Other transcription(s)
- • Chinese: 忠邦城 (Simplified) 忠邦城 (Traditional) Zhōngbāng Chéng (Pinyin) Tong-pang Siâⁿ (Teochew PUJ) Dong1bang1 Sian5 (Peng'im)
- • Malay: Chong Pang
- Interactive map of Chong Pang
- Coordinates: 1°25′55″N 103°49′44″E﻿ / ﻿1.432°N 103.829°E
- City: Singapore
- Region: North Region
- Planning Area: Yishun

= Chong Pang =

Housing estate in Singapore

Chong Pang (忠邦城) is a housing estate located in the subzone of Yishun West along the Sembawang–Yishun boundary in the town of Yishun, Singapore. It was named after the former Chong Pang village. It has precincts of Neighbourhood 1, part of Neighbourhood 7 and private residential areas along Sembawang Road.

==History==
===Chong Pang Village===
Chong Pang was the name of a former village which was located in the north of Singapore, near the site of the present day Sembawang MRT station.

Prior to 1956, Chong Pang Village was originally known as Westhill Village (or Westhill estate). Part of Nee Soon Estate, the village was situated at the twelfth milestone at Seletar, opposite the Sembawang Aerodrome. During the late 1930s and early 1940s, the village had the highest concentration of Indians in Singapore, many of whom were employees of the British Naval Base just outside the village.
The land was owned by Lim Chong Pang (林忠邦 (Lín Zhōng Bāng)), son of Lim Nee Soon, who drew up small plots of land and leased them at a cheap rate of 50 cents per month. It was settled by rubber tappers (who otherwise had to cycle a long way) and vegetable farm workers. Although the rents were cheap, the number of families did not exceed 100 during the 1930s and 1940s. About 60 percent of the population were Indians. The rest were Chinese planters, rubber tappers and hawkers, along with a handful of Malay fishermen.

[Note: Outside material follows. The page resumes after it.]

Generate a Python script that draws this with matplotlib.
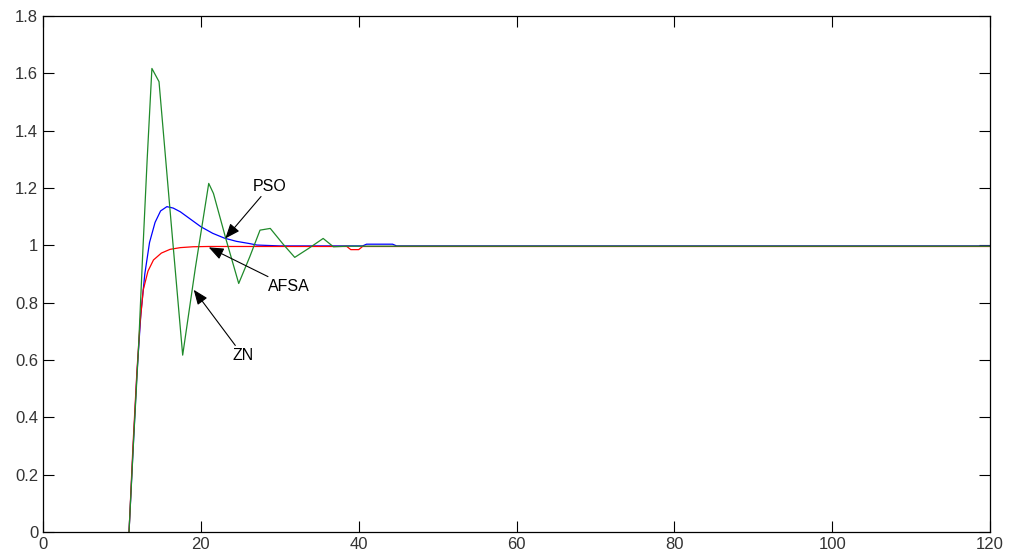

In 1956, it was renamed Chong Pang village in honour of Lim Chong Pang for his public service to Singapore. During the late 1960s, there were more than 100 families residing village. Many of these consisted of Indian bachelor employees from the nearby Singapore Naval Base in Sembawang, who returned with their brides from India. The 1971 British withdrawal from Singapore and the subsequent retrenchment led to many residents being left jobless. The Indians were particularly affected and most of them returned to India leading to a dwindling Indian community. Since then, the village had a predominantly Chinese population with small communities of Indians and Malays.

===Present day===
The present day housing estate, Chong Pang City, is located in Yishun.

In June 2019, Chong Pang City Merchant & Hawker's Association launched the first E-Marketplace for an HDB Neighbourhood Centre for its businesses on Chong Pang City to begin their digital transformation. The E-Marketplace is known as TheLocalMart.

There is also Chong Pang Combined Temple which consists of five Chinese temples and is located at Yishun Ring Road; the temple was completed in 1995.

Currently, there is a renovation going on in Chong Pang Community Club. It is expected to span up to 9000 Square metre or 0.9ha and has a swimming complex, 58 food stalls and 123 market stalls after renovation. Chong Pang City will be the first government integrated building to receive the Platinum Super Low Energy certification, with great emphasis on sustainable energy.